Убийство и самоубийство

Евгения Долгинова

 

 

Никто не ждал такой ажитации, — и Ольга Юсупова, сестра Олега, в зале суда испугалась: семь телекамер! В тусклой серой коробке Асбестовского суда не просто слушалось «дело об эвтаназии», но разворачивалась натуральная «Баллада Редингской тюрьмы» — «Ведь он любимую убил и суд вершат над ним». Подсудимый был в клетке, руки держал за спиной с надписью «Canada», молодой судья тонул в мантии, а девушки с микрофонами вопрошали с придыханием: «Олег, как вы думаете, что такое любовь?»

И тут подсудимый Майоршин, как рассказывают, — усмехнулся.

Он не сказал, что такое любовь.

Он сказал: «Знаете, все эти месяцы я был абсолютно счастлив».

I.

Я приехала в Асбест через две недели после приговора — приговора не то чтобы потрясшего, но озадачившего город. «Десять лет, ну за что? Все равно бы умерла, — вздохнул таксист. — Позвоночник — такое дело» — «Какое?» — «Тонкое», — угрюмо сказал он и, посмотрев на иконку на панели, коротко перекрестился. Такси в Асбесте стоит сорок рублей; сам город, некогда мировой центр асбестовой индустрии, — облезло-розовый, очень геометричный, с лысыми бульварами, — наверное, летом здесь хорошо; у пышного дома культуры сидят сторожевые музы — одна из первых работ тогда еще неизвестного Эрнста Неизвестного. Здесь культы горняцких красных директоров, ономастическая роскошь минералов (стивенсит, везувиан!), краеведческая мифология «рудознатцев» и ударных комсомольских строек. За постсоветское время население Асбеста, «города солнца», сократилось на четверть, — но сейчас убыль населения замедлилась, оживают предприятия, и город не на самом плохом счету.

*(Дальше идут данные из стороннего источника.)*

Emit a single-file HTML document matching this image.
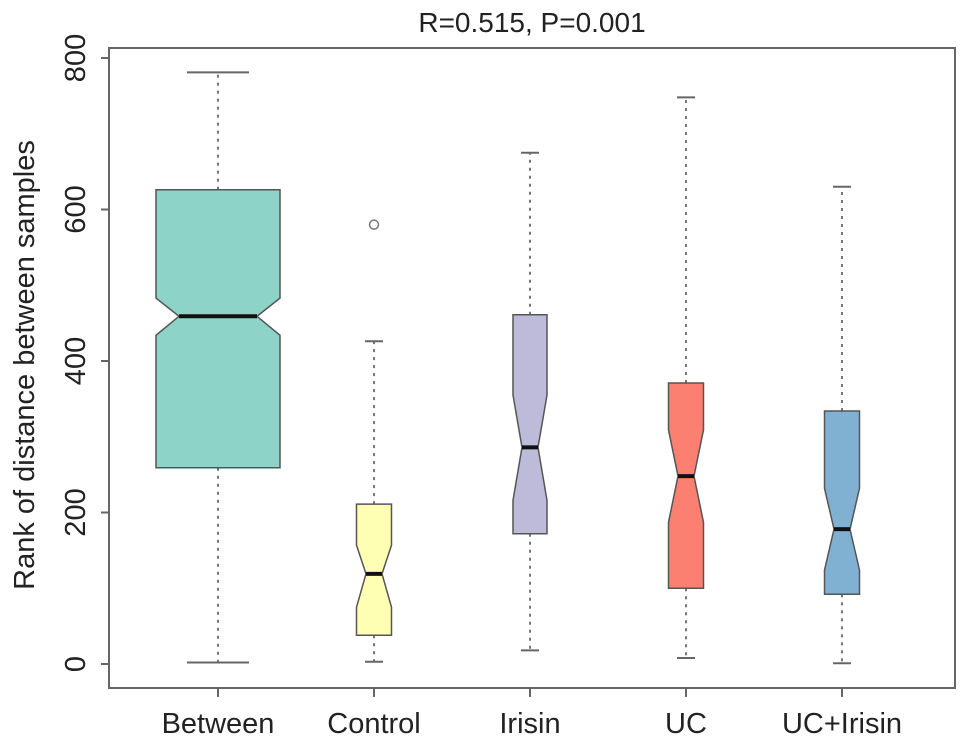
<!DOCTYPE html>
<html><head><meta charset="utf-8"><style>
html,body{margin:0;padding:0;background:#fff;}
svg{display:block;font-family:"Liberation Sans",Arial,sans-serif;}
</style></head><body>
<svg id="chart" width="968" height="747" viewBox="0 0 968 747" xmlns="http://www.w3.org/2000/svg">
<text x="532" y="32" font-size="28" text-anchor="middle" fill="#222">R=0.515, P=0.001</text>
<text transform="translate(34,365) rotate(-90)" font-size="29" text-anchor="middle" fill="#222">Rank of distance between samples</text>
<rect x="109" y="48" width="846" height="640" fill="none" stroke="#666" stroke-width="2"/>
<g id="marks"></g>
</svg>
<script>
const categories = ["Between","Control","Irisin","UC","UC+Irisin"];
const colors = ["#8DD3C7","#FFFFB3","#BEBADA","#FB8072","#80B1D3"];
const whiskerLow = [2,3,18,8,1];
const q1 = [259,38,172,100,92];
const notchLow = [434,75,216,187,124];
const median = [459,119,286,248,178];
const notchHigh = [483,157,355,309,232];
const q3 = [626,211,461,371,334];
const whiskerHigh = [781,426,675,748,630];
const outliers = [[],[580],[],[],[]];
const yTicks = [0,200,400,600,800];

const NS="http://www.w3.org/2000/svg";
const g=document.getElementById('marks');
function y(v){return 664-(v)*0.7575;}
function x(i){return 218+i*156;}
function mk(tag,attrs,parent){const e=document.createElementNS(NS,tag);for(const k in attrs)e.setAttribute(k,attrs[k]);(parent||g).appendChild(e);return e;}
const halfW=[62,17.5,17,17.5,17.5];
const notchW=[39,8,8,8,8];
const capW=[31,9,9,9,9];

yTicks.forEach(t=>{
  const l=mk('line',{x1:101,x2:109,y1:y(t),y2:y(t),stroke:'#666','stroke-width':2});
  
  
  const tx=mk('text',{transform:`translate(85,${y(t)}) rotate(-90)`,'font-size':29,'text-anchor':'middle',fill:'#222'});
  tx.textContent=t;
  
  
});

categories.forEach((c,i)=>{
  const cx=x(i), w=halfW[i], nw=notchW[i];
  const grp=mk('g',{});
  
  
  mk('line',{x1:cx,x2:cx,y1:y(q3[i]),y2:y(whiskerHigh[i]),stroke:'#777','stroke-width':2,'stroke-dasharray':'3,5'},grp);
  mk('line',{x1:cx,x2:cx,y1:y(q1[i]),y2:y(whiskerLow[i]),stroke:'#777','stroke-width':2,'stroke-dasharray':'3,5'},grp);
  mk('line',{x1:cx-capW[i],x2:cx+capW[i],y1:y(whiskerHigh[i]),y2:y(whiskerHigh[i]),stroke:'#666','stroke-width':2},grp);
  mk('line',{x1:cx-capW[i],x2:cx+capW[i],y1:y(whiskerLow[i]),y2:y(whiskerLow[i]),stroke:'#666','stroke-width':2},grp);
  const pts=[[cx-w,y(q3[i])],[cx+w,y(q3[i])],[cx+w,y(notchHigh[i])],[cx+nw,y(median[i])],[cx+w,y(notchLow[i])],[cx+w,y(q1[i])],[cx-w,y(q1[i])],[cx-w,y(notchLow[i])],[cx-nw,y(median[i])],[cx-w,y(notchHigh[i])]];
  mk('polygon',{points:pts.map(p=>p.join(',')).join(' '),fill:colors[i],stroke:'#555','stroke-width':1.5},grp);
  mk('line',{x1:cx-nw,x2:cx+nw,y1:y(median[i]),y2:y(median[i]),stroke:'#111','stroke-width':4},grp);
  outliers[i].forEach(o=>{
    const ci=mk('circle',{cx:cx,cy:y(o),r:4.5,fill:'none',stroke:'#777','stroke-width':1.5},grp);
    
    
  });
  const tk=mk('line',{x1:cx,x2:cx,y1:688,y2:697,stroke:'#666','stroke-width':2});
  
  
  const lb=mk('text',{x:cx,y:733,'font-size':29,'text-anchor':'middle',fill:'#222'});
  lb.textContent=c;
  
  
});
</script>
</body></html>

Таксист хмурится и думает о своем, я листаю приговор суда. Легко увязнуть в болоте судейского синтаксиса: «...действуя умышленно, с целью убийства на почве сострадания к своей сожительнице Юдиной С. В., которая, в результате перенесенной травмы позвоночника, находилась при смерти, не могла самостоятельно передвигаться и испытывала сильные физические боли, намереваясь избавить Юдину С. В. от страданий, вооружился не установленным следствием тупым твердым предметом, из которого изготовил петлю-удавку, после чего подошел к лежащей на диване потерпевшей Юдиной С. В., накинул ей на шею петлю-удавку и стал стягивать концы петли-удавки до тех пор, пока Юдина С. В. не перестала дышать». Обвинитель просил десять с половиной — полгода скостили за явку с повинной.

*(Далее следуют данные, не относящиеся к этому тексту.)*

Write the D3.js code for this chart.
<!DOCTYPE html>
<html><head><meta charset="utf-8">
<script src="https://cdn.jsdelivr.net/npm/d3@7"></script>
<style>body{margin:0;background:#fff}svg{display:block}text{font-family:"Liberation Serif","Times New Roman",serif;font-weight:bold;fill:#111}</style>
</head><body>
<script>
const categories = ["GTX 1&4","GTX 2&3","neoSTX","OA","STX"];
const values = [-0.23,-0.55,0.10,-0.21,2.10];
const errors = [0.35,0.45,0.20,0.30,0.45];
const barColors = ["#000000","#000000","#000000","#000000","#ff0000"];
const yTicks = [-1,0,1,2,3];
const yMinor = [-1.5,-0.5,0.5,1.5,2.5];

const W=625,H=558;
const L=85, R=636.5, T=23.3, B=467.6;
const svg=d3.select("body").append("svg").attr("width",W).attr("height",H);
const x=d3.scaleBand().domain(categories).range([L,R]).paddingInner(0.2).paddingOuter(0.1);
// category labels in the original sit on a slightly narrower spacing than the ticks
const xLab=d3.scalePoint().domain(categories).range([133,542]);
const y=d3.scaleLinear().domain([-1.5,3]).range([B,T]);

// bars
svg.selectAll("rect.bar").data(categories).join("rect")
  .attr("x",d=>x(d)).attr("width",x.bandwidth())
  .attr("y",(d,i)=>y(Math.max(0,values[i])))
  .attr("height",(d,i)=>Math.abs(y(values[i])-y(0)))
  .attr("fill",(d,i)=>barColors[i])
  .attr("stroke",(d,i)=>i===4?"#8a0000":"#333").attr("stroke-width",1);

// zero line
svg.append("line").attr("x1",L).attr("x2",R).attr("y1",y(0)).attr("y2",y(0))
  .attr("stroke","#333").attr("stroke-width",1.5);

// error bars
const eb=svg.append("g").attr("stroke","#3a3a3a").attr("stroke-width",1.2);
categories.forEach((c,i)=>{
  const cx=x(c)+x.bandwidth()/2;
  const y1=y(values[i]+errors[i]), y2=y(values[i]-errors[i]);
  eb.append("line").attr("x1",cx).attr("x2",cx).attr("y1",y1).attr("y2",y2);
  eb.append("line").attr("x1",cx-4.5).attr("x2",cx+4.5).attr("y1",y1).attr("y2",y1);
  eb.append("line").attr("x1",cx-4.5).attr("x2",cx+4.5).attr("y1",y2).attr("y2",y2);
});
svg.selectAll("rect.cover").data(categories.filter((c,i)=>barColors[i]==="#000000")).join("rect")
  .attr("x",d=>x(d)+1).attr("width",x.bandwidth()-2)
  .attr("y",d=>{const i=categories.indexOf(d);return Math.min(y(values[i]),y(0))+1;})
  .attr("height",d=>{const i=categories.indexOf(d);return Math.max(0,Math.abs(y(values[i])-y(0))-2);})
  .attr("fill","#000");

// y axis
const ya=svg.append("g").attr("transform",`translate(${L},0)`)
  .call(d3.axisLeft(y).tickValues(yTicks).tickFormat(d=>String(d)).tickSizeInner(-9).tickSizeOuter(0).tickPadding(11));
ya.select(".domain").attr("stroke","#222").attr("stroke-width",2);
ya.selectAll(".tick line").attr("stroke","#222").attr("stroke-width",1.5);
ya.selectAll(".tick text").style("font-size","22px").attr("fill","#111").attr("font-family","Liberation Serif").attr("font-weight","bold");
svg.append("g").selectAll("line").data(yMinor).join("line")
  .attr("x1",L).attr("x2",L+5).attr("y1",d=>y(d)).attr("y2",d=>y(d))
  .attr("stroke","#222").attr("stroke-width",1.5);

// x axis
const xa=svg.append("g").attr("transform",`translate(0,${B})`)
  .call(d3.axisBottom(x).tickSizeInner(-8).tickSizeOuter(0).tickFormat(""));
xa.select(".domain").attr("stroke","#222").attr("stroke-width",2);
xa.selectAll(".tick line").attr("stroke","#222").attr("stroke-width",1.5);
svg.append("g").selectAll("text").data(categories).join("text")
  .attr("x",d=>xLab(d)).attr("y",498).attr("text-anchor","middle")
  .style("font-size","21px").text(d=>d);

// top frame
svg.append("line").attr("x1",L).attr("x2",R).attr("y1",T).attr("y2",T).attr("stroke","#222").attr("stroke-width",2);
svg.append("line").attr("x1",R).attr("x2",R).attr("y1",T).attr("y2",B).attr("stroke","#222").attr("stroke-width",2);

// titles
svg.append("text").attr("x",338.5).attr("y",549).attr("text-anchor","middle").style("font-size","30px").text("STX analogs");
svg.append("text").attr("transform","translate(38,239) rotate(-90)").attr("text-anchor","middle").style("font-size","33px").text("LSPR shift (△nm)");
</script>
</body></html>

Нет, дело не только в эвтаназии.

II.

Она очень хороша на фотографиях — большеглазая блондинка с нежным лицом (и не подумаешь, что всю жизнь — на тяжелом физическом производстве). Сварщик Олег Майоршин и рабочая гранитного завода Светлана Юдина познакомились на чужой свадьбе три года назад. Им было под 40, и в Асбесте это считается «поздней любовью». Оба были научены предыдущими браками; у него дочь, у нее две дочери (Анастасии сейчас 23 года, а Софье — 13). Олег переехал к ней, в маленькую и очень бедную квартирку на Московской улице, стали жить-поживать да добра наживать, — добра немудрящего («Купили мягкую мебель, стиральную машину, туалет он отделал шикарно», — меланхолически перечисляет Ольга), по большей части в кредит, но ощутимое усилие к обустройству жизни.

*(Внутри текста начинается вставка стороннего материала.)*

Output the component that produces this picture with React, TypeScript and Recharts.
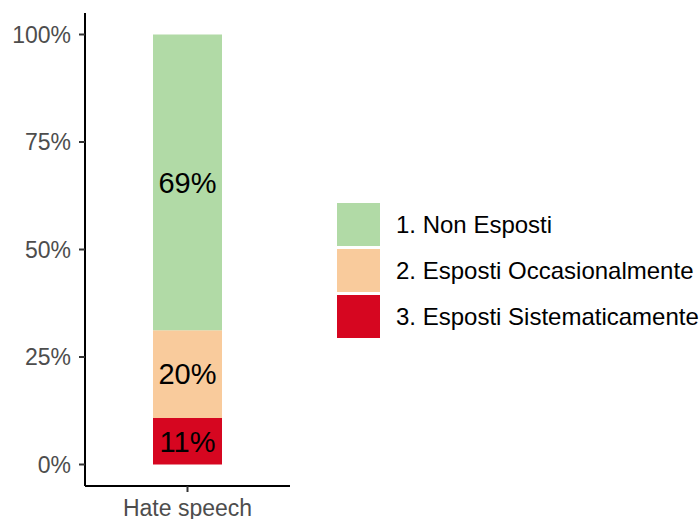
import React from 'react';
import { BarChart, Bar, XAxis, YAxis, LabelList } from 'recharts';

const CATEGORIES = ['Hate speech'];
const NON_ESPOSTI = [68.8];
const OCCASIONALMENTE = [20.4];
const SISTEMATICAMENTE = [10.8];
const Y_TICKS = [0, 25, 50, 75, 100];

// stacking order: first series sits at the bottom
const SERIES = [
  { key: 'sist', name: '3. Esposti Sistematicamente', values: SISTEMATICAMENTE, color: '#d60620' },
  { key: 'occ', name: '2. Esposti Occasionalmente', values: OCCASIONALMENTE, color: '#f9cb9c' },
  { key: 'non', name: '1. Non Esposti', values: NON_ESPOSTI, color: '#b1daa6' },
];

const FONT = '"Liberation Sans", Arial, sans-serif';

const data = CATEGORIES.map((cat, i) => {
  const row: Record<string, string | number> = { cat };
  SERIES.forEach(s => { row[s.key] = s.values[i]; });
  return row;
});

const LegendBox = () => (
  <div style={{ position: 'absolute', left: 337, top: 203, fontFamily: FONT }}>
    {[...SERIES].reverse().map(s => (
      <div key={s.key} style={{ display: 'flex', alignItems: 'center', height: 43, marginBottom: 3 }}>
        <div style={{ width: 43, height: 43, background: s.color }} />
        <span style={{ marginLeft: 16, fontSize: 24, color: '#000', whiteSpace: 'nowrap' }}>{s.name}</span>
      </div>
    ))}
  </div>
);

export default function App() {
  return (
    <div style={{ position: 'absolute', left: 0, top: 0, width: 699, height: 519, background: '#fff', fontFamily: FONT, overflow: 'hidden' }}>
      <BarChart
        width={699}
        height={519}
        data={data}
        margin={{ top: 13, right: 409, bottom: 0, left: 8 }}
        style={{ fontFamily: FONT }}
      >
        <XAxis
          dataKey="cat"
          height={33}
          tickSize={6}
          tickMargin={8}
          axisLine={{ stroke: '#000', strokeWidth: 2 }}
          tickLine={{ stroke: '#333', strokeWidth: 2 }}
          tick={{ fill: '#4d4d4d', fontSize: 23 }}
        />
        <YAxis
          width={77}
          type="number"
          domain={[-5, 105]}
          ticks={Y_TICKS}
          allowDataOverflow
          tickFormatter={(v: number) => `${v}%`}
          tickSize={6}
          tickMargin={8}
          axisLine={{ stroke: '#000', strokeWidth: 2 }}
          tickLine={{ stroke: '#333', strokeWidth: 2 }}
          tick={{ fill: '#4d4d4d', fontSize: 23 }}
        />
        {SERIES.map(s => (
          <Bar key={s.key} dataKey={s.key} name={s.name} stackId="a" fill={s.color} barSize={69} isAnimationActive={false}>
            <LabelList
              dataKey={s.key}
              position="center"
              formatter={(v: any) => `${Math.round(Number(v))}%`}
              style={{ fill: '#000', fontSize: 29, fontFamily: FONT }}
            />
          </Bar>
        ))}
      </BarChart>
      <LegendBox />
    </div>
  );
}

Были некоторые трения из-за детей, говорят родственники. Дети ревновали мать, кроме того, Олег не оказался щедрым рождественским отчимом, который волшебно преобразил бы жизнь семьи: получал он около десяти тысяч (средняя зарплата в Асбесте) минус алименты, приходилось сжиматься. Софья, «девочка с характером», могла хлопнуть дверью и уйти к своему отцу, потом возвращалась. Однако помогали Насте — она жила отдельно, с мужем и ребенком, в квартире, доставшейся в наследство от бабушки. С мужем сложности — как говорили друзья Олега, он почему-то хронически не работает, в жизни у него два дела: либо пить, либо сидеть с ребенком. Настина зарплата нянечки в детском саду — около трех тысяч рублей в месяц; так или иначе, а значительная часть семейного бюджета Майоршина-Юдиной уходила на поддержку Насти и ребенка; Олег мог и прийти заступиться за падчерицу, когда случались скандалы. Наверное, ему нравилась эта роль, он чувствовал себя значимым — держать фактически две семьи, помогать, разруливать скандалы, отделывать дом; он уговаривал Светлану учиться, получить в учебном комбинате какую-то хорошую профессию, «не все же тебе лопатой махать». Жить планировали хорошо и долго, любили праздники, принимали гостей.